INSTRUCTION: Start at the line that contains "Output the LaTeX", stop at the line that contains "(11.3,6.5) -- (1061,6.5);", and repeat every line in that span, those two included, with no pictures.

RECORD SET:
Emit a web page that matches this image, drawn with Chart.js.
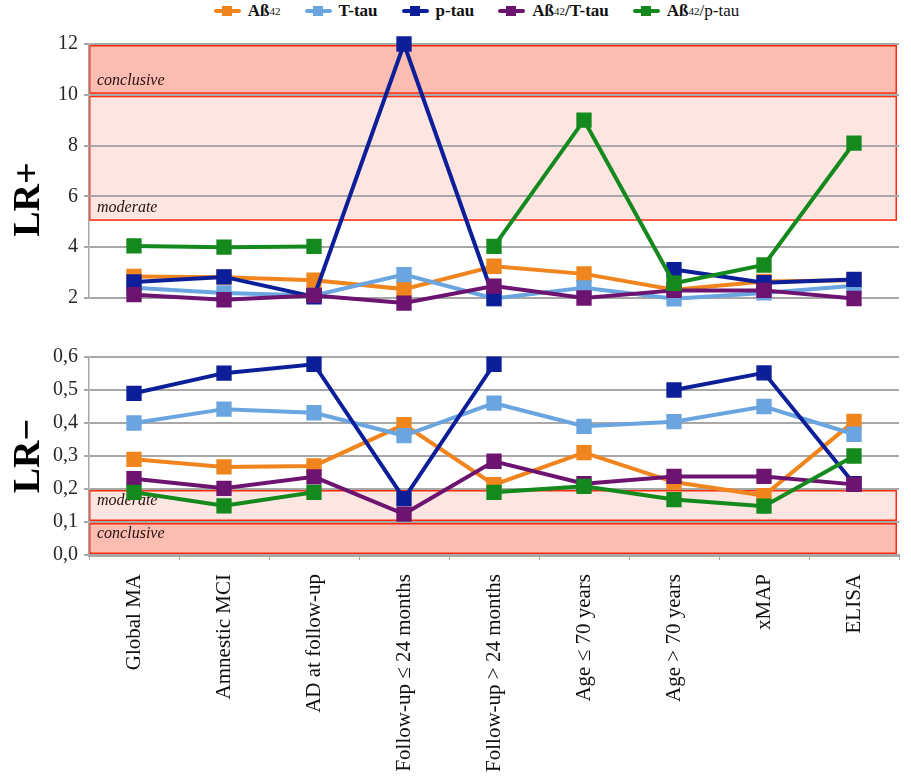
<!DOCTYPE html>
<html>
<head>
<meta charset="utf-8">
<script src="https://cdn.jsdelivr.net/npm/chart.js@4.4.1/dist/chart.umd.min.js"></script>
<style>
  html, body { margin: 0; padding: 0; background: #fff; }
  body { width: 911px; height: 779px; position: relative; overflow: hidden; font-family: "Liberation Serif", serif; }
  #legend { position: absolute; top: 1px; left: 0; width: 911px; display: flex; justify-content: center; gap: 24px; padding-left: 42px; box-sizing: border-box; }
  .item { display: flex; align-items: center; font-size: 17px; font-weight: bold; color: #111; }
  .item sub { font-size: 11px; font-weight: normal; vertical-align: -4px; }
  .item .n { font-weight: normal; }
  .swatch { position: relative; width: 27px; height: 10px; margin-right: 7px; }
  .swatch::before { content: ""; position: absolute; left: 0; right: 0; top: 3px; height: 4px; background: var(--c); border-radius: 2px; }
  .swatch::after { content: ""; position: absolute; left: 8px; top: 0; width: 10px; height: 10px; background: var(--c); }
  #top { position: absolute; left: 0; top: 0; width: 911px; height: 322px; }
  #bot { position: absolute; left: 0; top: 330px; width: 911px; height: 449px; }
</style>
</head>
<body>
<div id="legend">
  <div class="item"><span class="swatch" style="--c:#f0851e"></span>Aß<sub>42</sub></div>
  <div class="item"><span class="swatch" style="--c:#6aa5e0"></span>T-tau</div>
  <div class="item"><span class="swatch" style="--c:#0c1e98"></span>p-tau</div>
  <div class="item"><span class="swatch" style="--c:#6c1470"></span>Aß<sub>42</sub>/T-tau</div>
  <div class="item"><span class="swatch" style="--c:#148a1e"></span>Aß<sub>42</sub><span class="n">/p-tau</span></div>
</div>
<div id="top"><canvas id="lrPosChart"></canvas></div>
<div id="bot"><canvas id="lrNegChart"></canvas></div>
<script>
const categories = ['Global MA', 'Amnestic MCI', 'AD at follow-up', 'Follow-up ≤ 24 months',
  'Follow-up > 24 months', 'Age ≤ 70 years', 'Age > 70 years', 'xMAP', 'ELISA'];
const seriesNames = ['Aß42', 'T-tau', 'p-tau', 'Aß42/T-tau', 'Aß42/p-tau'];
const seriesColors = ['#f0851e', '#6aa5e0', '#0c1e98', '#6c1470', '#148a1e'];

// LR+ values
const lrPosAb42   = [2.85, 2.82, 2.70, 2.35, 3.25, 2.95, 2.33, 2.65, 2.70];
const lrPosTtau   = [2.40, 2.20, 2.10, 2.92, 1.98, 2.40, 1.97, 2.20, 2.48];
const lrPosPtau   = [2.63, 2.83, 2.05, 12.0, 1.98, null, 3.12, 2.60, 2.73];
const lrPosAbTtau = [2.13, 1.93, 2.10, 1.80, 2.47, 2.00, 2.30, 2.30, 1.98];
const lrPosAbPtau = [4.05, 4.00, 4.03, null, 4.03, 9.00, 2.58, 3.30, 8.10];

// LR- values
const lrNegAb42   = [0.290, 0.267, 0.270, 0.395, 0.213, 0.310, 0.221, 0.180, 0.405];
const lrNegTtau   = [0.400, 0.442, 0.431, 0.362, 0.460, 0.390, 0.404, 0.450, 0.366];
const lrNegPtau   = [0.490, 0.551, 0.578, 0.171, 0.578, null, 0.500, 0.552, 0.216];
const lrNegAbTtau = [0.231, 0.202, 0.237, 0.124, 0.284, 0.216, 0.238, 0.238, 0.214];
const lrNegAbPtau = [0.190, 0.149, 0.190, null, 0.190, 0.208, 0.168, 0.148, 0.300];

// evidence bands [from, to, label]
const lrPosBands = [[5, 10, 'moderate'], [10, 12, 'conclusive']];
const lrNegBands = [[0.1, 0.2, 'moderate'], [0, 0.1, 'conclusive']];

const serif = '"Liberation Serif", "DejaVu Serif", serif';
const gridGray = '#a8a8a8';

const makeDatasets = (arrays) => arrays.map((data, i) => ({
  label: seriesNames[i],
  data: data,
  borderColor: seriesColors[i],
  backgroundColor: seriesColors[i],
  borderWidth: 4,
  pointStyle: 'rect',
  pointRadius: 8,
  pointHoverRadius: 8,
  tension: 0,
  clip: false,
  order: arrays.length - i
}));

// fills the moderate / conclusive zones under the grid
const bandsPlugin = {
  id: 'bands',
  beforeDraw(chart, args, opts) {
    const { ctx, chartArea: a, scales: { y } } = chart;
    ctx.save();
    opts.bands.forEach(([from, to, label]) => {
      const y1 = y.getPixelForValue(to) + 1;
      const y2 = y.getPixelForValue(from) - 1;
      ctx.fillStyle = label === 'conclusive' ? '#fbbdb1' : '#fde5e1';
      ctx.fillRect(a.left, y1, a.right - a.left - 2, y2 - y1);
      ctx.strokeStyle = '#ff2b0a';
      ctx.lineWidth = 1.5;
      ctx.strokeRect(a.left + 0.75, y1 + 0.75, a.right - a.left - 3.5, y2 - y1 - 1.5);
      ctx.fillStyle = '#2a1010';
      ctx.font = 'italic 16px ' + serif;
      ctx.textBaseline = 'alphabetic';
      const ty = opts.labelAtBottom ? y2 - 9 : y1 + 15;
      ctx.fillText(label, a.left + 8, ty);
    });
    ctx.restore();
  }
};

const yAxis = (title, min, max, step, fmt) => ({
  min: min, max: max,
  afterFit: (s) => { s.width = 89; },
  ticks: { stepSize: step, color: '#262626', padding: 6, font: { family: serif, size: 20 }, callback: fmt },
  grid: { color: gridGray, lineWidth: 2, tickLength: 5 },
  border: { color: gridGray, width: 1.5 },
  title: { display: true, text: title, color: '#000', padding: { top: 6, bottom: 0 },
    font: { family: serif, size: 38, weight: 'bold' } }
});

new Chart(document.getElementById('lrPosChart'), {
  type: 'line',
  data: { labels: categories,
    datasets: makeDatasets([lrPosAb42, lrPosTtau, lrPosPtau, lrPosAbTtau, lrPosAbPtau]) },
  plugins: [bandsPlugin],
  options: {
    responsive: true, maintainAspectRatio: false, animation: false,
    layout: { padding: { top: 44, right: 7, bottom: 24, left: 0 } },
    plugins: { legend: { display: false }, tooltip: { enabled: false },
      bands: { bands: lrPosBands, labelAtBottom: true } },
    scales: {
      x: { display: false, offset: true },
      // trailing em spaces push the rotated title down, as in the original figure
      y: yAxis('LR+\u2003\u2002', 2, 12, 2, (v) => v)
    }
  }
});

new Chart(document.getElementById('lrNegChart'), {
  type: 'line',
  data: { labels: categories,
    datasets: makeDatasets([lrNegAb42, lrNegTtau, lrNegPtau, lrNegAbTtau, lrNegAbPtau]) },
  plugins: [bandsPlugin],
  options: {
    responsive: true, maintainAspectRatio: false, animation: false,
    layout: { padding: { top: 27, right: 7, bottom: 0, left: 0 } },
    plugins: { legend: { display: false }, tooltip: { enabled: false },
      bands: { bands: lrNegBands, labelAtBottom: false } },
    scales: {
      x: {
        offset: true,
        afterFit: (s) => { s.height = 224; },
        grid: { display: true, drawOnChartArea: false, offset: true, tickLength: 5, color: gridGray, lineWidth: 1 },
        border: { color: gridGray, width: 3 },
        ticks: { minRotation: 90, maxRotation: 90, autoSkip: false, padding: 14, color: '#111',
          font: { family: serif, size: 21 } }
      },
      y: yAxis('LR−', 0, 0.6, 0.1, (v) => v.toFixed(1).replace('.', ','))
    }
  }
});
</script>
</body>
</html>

---

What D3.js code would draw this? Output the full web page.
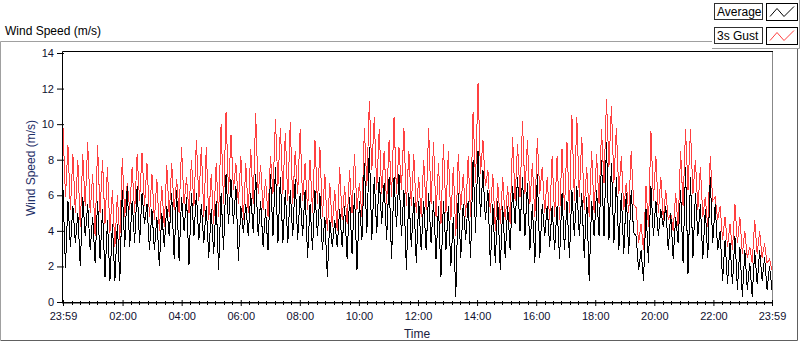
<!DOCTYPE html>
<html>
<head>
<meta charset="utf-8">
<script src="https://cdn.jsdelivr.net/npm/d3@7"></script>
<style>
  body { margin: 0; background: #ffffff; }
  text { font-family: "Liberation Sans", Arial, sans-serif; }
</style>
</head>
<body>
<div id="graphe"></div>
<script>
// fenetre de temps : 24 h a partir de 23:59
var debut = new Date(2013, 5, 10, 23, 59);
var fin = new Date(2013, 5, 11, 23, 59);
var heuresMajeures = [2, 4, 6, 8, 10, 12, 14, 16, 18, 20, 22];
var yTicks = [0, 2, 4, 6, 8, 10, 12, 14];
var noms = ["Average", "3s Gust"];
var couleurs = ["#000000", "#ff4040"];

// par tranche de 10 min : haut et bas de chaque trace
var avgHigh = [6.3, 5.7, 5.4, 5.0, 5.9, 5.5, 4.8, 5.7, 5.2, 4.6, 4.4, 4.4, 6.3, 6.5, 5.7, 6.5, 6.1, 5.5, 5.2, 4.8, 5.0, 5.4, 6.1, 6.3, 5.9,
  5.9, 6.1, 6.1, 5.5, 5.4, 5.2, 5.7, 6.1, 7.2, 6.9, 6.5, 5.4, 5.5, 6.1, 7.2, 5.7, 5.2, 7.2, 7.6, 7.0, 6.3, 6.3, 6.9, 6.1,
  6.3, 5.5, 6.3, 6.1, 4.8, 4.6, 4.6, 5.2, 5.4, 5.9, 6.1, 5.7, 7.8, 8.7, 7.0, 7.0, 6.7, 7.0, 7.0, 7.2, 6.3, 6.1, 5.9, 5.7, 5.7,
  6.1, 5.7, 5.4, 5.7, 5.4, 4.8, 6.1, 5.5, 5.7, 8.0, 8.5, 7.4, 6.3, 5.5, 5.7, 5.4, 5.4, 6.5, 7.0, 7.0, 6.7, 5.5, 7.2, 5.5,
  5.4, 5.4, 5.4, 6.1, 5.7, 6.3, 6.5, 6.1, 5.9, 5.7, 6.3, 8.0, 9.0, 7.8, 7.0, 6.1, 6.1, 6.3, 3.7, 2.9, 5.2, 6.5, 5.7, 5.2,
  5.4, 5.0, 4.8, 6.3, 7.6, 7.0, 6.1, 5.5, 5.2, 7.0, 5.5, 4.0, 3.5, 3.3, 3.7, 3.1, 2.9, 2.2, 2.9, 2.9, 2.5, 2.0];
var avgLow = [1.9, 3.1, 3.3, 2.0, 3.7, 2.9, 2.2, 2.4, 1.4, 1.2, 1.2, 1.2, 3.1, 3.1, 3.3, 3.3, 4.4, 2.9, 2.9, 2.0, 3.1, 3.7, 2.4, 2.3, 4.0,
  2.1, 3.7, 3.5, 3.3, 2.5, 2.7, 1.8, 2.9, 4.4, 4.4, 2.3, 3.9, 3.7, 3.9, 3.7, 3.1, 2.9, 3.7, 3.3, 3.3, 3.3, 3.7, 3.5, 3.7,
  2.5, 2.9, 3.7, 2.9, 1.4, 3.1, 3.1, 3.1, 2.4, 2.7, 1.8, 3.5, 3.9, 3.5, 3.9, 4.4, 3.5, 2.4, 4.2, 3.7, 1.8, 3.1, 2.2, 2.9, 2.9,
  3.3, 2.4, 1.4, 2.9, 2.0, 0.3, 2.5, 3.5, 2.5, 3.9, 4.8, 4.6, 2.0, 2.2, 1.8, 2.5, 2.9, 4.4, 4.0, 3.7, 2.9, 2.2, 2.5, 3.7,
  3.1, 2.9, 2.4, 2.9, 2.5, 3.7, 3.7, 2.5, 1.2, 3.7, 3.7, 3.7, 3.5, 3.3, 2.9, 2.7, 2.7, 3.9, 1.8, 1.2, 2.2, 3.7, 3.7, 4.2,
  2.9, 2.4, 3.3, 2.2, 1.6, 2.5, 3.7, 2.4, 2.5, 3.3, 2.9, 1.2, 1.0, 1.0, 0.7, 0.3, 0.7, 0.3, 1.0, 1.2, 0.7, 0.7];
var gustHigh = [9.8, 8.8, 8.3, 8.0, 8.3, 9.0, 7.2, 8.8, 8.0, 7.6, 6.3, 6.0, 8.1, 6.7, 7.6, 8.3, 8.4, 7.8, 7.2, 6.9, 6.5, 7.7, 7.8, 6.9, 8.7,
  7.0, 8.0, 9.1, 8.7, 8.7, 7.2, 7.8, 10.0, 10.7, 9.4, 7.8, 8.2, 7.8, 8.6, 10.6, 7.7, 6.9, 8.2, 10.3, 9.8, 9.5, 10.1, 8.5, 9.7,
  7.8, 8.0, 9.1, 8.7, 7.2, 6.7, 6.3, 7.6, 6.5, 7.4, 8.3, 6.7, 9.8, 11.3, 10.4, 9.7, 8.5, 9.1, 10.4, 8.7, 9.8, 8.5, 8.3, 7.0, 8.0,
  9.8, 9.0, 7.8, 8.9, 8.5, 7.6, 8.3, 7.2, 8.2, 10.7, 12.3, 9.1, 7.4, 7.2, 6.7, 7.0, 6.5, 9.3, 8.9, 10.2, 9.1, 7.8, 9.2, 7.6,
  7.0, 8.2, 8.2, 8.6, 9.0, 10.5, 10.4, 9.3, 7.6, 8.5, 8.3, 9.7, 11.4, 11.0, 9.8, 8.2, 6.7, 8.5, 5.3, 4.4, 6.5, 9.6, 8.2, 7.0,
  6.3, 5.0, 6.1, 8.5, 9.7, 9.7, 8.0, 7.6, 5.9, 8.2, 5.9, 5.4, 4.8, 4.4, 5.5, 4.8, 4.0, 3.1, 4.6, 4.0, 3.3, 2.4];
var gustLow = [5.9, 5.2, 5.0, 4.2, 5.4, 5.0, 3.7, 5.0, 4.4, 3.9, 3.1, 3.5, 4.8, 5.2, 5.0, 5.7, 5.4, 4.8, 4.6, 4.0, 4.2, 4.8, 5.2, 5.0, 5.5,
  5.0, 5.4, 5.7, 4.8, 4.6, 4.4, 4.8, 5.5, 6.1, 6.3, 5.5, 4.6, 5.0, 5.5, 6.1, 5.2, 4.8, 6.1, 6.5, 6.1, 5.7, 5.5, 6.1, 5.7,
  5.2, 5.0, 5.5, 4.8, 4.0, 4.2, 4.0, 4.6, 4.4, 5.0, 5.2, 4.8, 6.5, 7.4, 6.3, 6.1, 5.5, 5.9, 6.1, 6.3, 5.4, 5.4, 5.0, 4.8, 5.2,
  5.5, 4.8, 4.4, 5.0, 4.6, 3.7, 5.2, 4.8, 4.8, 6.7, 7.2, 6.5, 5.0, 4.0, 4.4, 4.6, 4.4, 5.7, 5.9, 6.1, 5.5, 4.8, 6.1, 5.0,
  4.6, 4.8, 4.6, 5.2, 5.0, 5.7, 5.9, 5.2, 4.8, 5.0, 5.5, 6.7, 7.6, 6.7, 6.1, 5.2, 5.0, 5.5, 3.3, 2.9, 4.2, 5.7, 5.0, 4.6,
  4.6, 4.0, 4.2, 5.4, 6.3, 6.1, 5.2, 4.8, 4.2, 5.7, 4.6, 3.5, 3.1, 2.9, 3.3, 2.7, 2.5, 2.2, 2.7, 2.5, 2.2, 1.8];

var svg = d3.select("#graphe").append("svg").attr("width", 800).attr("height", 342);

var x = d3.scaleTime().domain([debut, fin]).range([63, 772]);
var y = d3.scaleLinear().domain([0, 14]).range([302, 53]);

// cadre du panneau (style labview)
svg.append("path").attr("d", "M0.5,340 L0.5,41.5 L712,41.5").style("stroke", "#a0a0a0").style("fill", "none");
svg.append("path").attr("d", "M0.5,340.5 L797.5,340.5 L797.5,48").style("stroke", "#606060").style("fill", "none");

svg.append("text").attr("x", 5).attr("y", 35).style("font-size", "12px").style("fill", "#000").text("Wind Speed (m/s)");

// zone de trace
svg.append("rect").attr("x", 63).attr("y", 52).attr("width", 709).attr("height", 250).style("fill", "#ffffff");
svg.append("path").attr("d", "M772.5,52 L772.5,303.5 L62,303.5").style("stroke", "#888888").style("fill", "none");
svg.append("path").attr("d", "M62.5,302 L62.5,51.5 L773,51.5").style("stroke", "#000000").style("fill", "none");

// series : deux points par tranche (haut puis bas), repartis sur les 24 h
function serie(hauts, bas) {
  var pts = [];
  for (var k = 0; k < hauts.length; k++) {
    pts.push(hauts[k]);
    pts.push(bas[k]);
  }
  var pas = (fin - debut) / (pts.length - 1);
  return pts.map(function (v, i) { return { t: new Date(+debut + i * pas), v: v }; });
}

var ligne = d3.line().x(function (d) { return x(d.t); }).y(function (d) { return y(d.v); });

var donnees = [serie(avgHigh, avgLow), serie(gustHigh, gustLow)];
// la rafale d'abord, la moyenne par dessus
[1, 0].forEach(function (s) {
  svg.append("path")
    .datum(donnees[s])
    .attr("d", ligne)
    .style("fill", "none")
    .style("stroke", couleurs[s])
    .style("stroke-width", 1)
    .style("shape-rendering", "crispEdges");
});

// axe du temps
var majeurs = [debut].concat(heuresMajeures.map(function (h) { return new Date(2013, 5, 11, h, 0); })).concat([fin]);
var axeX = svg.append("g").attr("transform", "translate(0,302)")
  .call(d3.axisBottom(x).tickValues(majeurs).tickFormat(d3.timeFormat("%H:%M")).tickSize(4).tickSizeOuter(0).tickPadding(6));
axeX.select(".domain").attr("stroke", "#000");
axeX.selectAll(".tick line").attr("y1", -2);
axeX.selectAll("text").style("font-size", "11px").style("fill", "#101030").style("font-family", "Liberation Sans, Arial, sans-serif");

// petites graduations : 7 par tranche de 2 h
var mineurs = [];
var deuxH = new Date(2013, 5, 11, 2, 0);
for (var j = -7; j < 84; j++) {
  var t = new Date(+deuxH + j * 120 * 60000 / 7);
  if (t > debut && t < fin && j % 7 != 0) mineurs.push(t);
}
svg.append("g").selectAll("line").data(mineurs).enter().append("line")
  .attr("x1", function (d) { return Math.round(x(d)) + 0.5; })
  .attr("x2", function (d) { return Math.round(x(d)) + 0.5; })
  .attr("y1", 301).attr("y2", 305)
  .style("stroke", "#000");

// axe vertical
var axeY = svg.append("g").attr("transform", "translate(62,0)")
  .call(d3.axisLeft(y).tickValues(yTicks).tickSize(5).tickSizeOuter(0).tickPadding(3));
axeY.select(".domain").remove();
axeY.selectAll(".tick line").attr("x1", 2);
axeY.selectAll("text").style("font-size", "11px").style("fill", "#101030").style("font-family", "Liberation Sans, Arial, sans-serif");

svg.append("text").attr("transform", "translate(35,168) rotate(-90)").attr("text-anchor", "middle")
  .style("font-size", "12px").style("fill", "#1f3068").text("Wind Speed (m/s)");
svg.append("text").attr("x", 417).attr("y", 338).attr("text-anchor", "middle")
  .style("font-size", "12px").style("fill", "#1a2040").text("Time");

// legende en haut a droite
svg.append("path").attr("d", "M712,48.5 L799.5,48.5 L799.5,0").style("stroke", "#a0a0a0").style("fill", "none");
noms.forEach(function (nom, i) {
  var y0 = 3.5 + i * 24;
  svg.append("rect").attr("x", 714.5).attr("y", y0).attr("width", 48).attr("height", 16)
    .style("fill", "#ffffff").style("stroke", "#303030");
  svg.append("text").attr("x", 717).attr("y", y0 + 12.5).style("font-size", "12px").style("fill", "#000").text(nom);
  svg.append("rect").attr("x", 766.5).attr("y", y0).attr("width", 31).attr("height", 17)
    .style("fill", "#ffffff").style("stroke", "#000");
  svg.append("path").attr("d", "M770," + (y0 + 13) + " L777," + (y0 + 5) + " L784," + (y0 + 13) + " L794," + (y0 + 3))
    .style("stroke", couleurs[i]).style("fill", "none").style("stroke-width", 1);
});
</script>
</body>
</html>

--

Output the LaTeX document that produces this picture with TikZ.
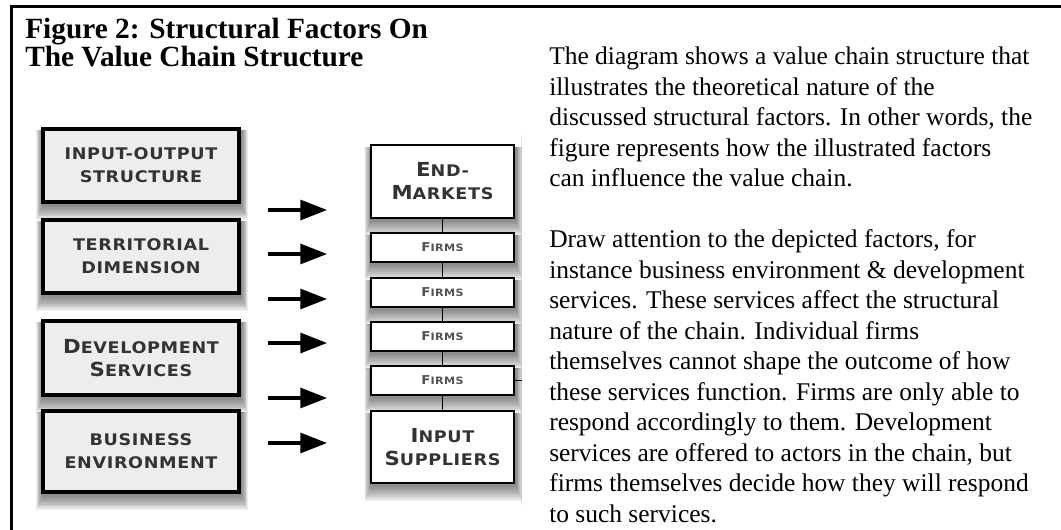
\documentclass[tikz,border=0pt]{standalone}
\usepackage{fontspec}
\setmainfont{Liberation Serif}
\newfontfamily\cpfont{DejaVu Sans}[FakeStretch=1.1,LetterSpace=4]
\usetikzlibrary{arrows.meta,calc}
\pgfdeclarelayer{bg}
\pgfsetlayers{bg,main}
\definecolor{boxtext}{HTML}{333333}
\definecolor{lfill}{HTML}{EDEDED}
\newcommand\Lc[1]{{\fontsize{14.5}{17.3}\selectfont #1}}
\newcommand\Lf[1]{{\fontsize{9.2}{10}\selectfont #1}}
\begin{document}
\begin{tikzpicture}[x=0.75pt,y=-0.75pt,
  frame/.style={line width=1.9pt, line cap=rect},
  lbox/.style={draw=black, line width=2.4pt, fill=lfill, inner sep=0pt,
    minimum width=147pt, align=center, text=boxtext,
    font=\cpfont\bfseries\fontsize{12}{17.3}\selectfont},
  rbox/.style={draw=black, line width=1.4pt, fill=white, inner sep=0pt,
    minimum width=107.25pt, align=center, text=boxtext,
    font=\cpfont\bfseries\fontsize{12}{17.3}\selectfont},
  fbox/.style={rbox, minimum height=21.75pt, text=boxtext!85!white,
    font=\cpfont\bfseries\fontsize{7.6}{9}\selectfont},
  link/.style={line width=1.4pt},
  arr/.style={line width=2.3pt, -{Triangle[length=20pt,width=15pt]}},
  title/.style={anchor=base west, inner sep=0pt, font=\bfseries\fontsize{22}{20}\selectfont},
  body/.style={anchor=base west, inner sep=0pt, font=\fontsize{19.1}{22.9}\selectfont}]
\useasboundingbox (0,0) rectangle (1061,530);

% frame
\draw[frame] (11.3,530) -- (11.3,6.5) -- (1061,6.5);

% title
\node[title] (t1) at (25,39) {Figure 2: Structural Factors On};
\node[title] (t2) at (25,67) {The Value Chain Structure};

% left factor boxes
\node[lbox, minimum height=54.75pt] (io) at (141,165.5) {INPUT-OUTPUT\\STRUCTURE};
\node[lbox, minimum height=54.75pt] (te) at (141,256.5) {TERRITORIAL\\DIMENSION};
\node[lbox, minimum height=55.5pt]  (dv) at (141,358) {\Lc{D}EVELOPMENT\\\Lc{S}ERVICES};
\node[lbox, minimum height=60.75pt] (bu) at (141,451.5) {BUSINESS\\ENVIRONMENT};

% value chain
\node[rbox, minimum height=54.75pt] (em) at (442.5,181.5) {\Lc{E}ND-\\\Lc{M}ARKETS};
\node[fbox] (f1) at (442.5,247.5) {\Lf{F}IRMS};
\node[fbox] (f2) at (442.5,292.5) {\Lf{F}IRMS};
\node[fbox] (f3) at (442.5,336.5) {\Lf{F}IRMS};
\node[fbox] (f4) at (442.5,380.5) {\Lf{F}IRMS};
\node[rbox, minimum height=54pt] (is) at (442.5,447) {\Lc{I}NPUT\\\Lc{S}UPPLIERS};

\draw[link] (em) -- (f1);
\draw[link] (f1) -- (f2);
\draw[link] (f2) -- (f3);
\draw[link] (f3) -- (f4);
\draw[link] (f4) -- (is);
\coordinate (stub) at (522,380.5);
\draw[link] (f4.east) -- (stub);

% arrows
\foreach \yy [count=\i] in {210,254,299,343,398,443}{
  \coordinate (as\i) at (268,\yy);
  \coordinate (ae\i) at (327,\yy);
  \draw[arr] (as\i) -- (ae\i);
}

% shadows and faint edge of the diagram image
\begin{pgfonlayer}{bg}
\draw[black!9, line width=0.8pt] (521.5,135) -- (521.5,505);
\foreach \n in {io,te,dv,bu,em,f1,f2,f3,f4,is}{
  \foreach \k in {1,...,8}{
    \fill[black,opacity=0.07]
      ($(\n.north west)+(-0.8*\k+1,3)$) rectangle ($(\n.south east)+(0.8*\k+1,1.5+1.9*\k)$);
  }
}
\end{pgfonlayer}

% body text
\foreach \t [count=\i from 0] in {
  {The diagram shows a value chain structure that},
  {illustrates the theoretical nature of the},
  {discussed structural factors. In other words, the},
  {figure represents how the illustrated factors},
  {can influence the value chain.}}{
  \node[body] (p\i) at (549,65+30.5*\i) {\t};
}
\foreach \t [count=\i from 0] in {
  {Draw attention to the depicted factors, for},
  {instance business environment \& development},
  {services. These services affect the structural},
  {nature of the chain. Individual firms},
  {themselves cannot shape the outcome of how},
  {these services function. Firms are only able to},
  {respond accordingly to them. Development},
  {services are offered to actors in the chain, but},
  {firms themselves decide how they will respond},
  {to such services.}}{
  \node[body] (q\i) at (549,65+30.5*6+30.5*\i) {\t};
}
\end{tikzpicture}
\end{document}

THE RESULT:
Output the LaTeX document that produces this picture with TikZ.
\documentclass[tikz,border=0pt]{standalone}
\usepackage{fontspec}
\setmainfont{Liberation Serif}
\newfontfamily\cpfont{DejaVu Sans}[FakeStretch=1.1,LetterSpace=4]
\usetikzlibrary{arrows.meta,calc}
\pgfdeclarelayer{bg}
\pgfsetlayers{bg,main}
\definecolor{boxtext}{HTML}{333333}
\definecolor{lfill}{HTML}{EDEDED}
\newcommand\Lc[1]{{\fontsize{14.5}{17.3}\selectfont #1}}
\newcommand\Lf[1]{{\fontsize{9.2}{10}\selectfont #1}}
\begin{document}
\begin{tikzpicture}[x=0.75pt,y=-0.75pt,
  frame/.style={line width=1.9pt, line cap=rect},
  lbox/.style={draw=black, line width=2.4pt, fill=lfill, inner sep=0pt,
    minimum width=147pt, align=center, text=boxtext,
    font=\cpfont\bfseries\fontsize{12}{17.3}\selectfont},
  rbox/.style={draw=black, line width=1.4pt, fill=white, inner sep=0pt,
    minimum width=107.25pt, align=center, text=boxtext,
    font=\cpfont\bfseries\fontsize{12}{17.3}\selectfont},
  fbox/.style={rbox, minimum height=21.75pt, text=boxtext!85!white,
    font=\cpfont\bfseries\fontsize{7.6}{9}\selectfont},
  link/.style={line width=1.4pt},
  arr/.style={line width=2.3pt, -{Triangle[length=20pt,width=15pt]}},
  title/.style={anchor=base west, inner sep=0pt, font=\bfseries\fontsize{22}{20}\selectfont},
  body/.style={anchor=base west, inner sep=0pt, font=\fontsize{19.1}{22.9}\selectfont}]
\useasboundingbox (0,0) rectangle (1061,530);

% frame
\draw[frame] (11.3,530) -- (11.3,6.5) -- (1061,6.5);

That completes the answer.